Jornal Nacional, direto de Porto Alegre, não cobriu periferia
Telejornal parece ter esquecido de que quem paga mais caro pelas mudanças climáticas são os mais pobres
O Jornal Nacional veiculou oito edições transmitidas de Porto Alegre, mas nenhuma citou diretamente a periferia da capital, nem esclareceu se estava em áreas pobres. Embora houvesse boa cobertura, pois havia estrutura adequada e repórteres ao vivo em diversas cidades, as chamadas "vilas", as periferias de Porto Alegre e do interior, não entraram no foco.
O Jornal Nacional veiculou oito edições apresentadas diretamente de Porto Alegre e, em nenhuma delas, destacou, especificou ou contextualizou a tragédia na periferia da capital.
Chegou a citar, de passagem, uma ou outra área afetada e afastada do centro, como Sarandi, jamais informando as características periféricas. Triste, porque a cobertura foi boa, começando pela sacada em apresentar o telejornal a partir de locais relacionados à tragédia, como abrigo ou cozinha comunitária.

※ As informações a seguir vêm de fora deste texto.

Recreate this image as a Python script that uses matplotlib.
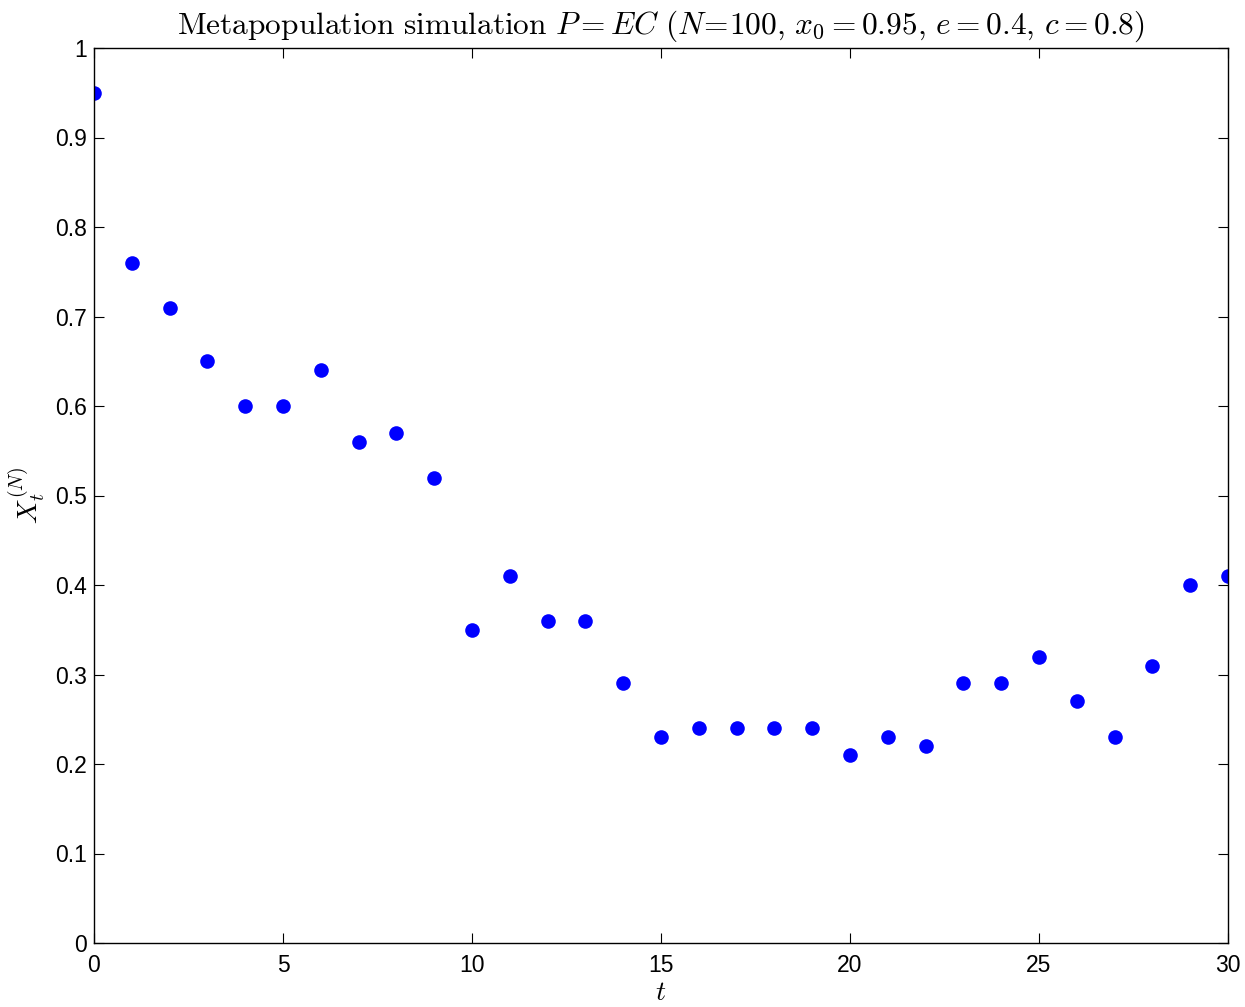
import matplotlib
matplotlib.use("Agg")
import matplotlib.pyplot as plt

t = list(range(31))
x = [0.95, 0.76, 0.71, 0.65, 0.60, 0.60, 0.64, 0.56, 0.57, 0.52,
     0.35, 0.41, 0.36, 0.36, 0.29, 0.23, 0.24, 0.24, 0.24, 0.24,
     0.21, 0.23, 0.22, 0.29, 0.29, 0.32, 0.27, 0.23, 0.31, 0.40, 0.41]
xticks = [0, 5, 10, 15, 20, 25, 30]
yticks = [0, 0.1, 0.2, 0.3, 0.4, 0.5, 0.6, 0.7, 0.8, 0.9, 1]
yticklabels = ["0", "0.1", "0.2", "0.3", "0.4", "0.5", "0.6", "0.7", "0.8", "0.9", "1"]

plt.rcParams['mathtext.fontset'] = 'cm'
plt.rcParams['font.family'] = ['Liberation Sans', 'DejaVu Sans']

fig = plt.figure(figsize=(12.45, 10.07), dpi=100)
ax = fig.add_axes([94/1245, 64/1007, (1228-94)/1245, (943-48)/1007])
ax.plot(t, x, 'o', color=(0, 0, 1), markersize=10.5, markeredgewidth=0)
ax.set_xlim(0, 30)
ax.set_ylim(0, 1)
ax.set_xticks(xticks)
ax.set_xticklabels([str(v) for v in xticks])
ax.set_yticks(yticks)
ax.set_yticklabels(yticklabels)
ax.tick_params(direction='in', top=True, right=True, labelsize=16.5, length=7, width=0.8, pad=5)
ax.tick_params(axis='x', pad=8)
for s in ax.spines.values():
    s.set_linewidth(1.0)
ax.set_title(r'$\mathrm{Metapopulation\ simulation}\ P = EC\ (N\!=\!100,\, x_0 = 0.95,\, e = 0.4,\, c = 0.8)$',
             fontsize=22.6, pad=10)
ax.set_xlabel(r'$t$', fontsize=20, labelpad=2)
ax.set_ylabel(r'$X_t^{(N)}$', fontsize=20, labelpad=6)
fig.savefig('out.png', dpi=100)
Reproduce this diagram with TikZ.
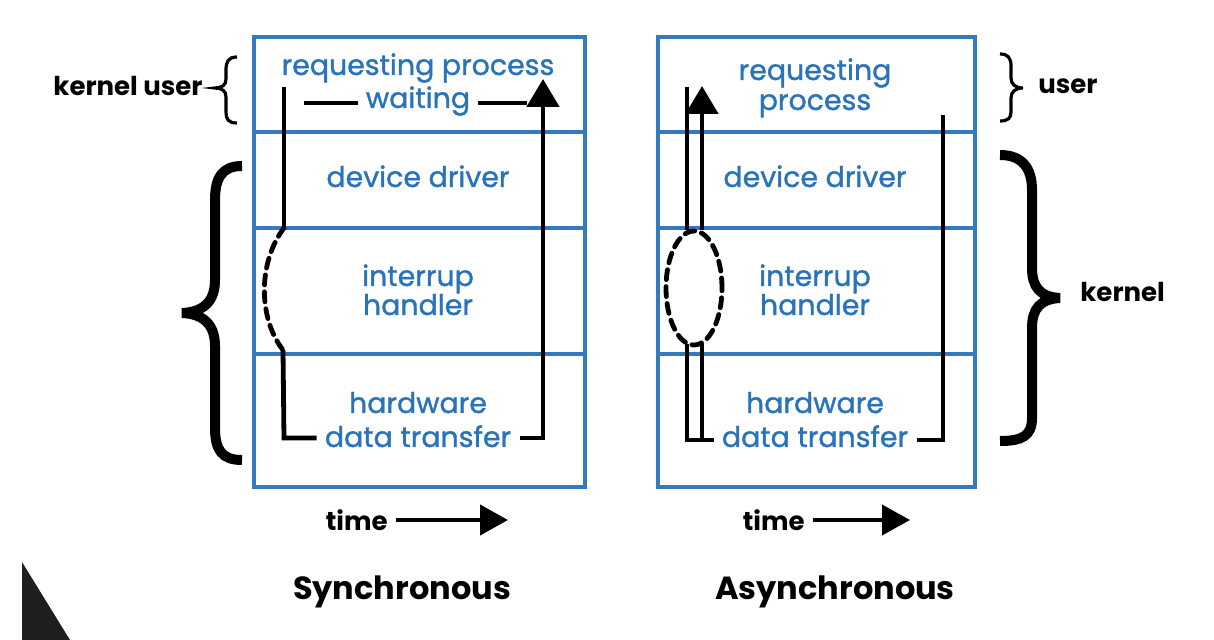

Sempre chama a atenção a admirável a sequência de repórteres ao vivo entrando de diversas cidades, além de helicóptero, drones e toda estrutura profissionalíssima da Globo funcionando azeitada, com jornalistas e técnicos locais, além dos trazidos de outras praças.
Mas nas quebradas que os gaúchos chamam de “vilas”, nada. Em Porto Alegre, a cobertura foi focada no centro histórico, no mercado municipal, nas margens do Guaíba e em locais onde turistas costumam ir, no final da tarde, ver o pôr-do-sol.
Nem na capital, nem no interior, o Jornal Nacional informou as características sociais dos municípios e bairros. Não sabemos se eram pobres ou ricos. O que não estávamos vendo debaixo da água, devia ter sido explicado.
Dois exemplos: ao mostrar as ilhas do Guaíba, “densamente povoadas”, a reportagem não esclarece se pessoas pobres moram ali. No último dia de cobertura, William Bonner colocou o colete e foi a campo, quer dizer, à água.
Transitando com bombeiros pelas ruas alagadas, não sabemos se mostrou bairros periféricos e, considerando os topos dos sobrados, prédios e casas filmadas, não parecem vilas.
Por falar em vilas, terceiro e último exemplo. No primeiro dia da cobertura, em 6 de maio, um morador declara o seguinte: “o que vocês vão ver na televisão não é nem dez por cento do que está realmente acontecendo aqui. Eu nasci e me criei ali na vila”, disse o entrevistado.
Mas o Jornal Nacional não informou qual era a vila.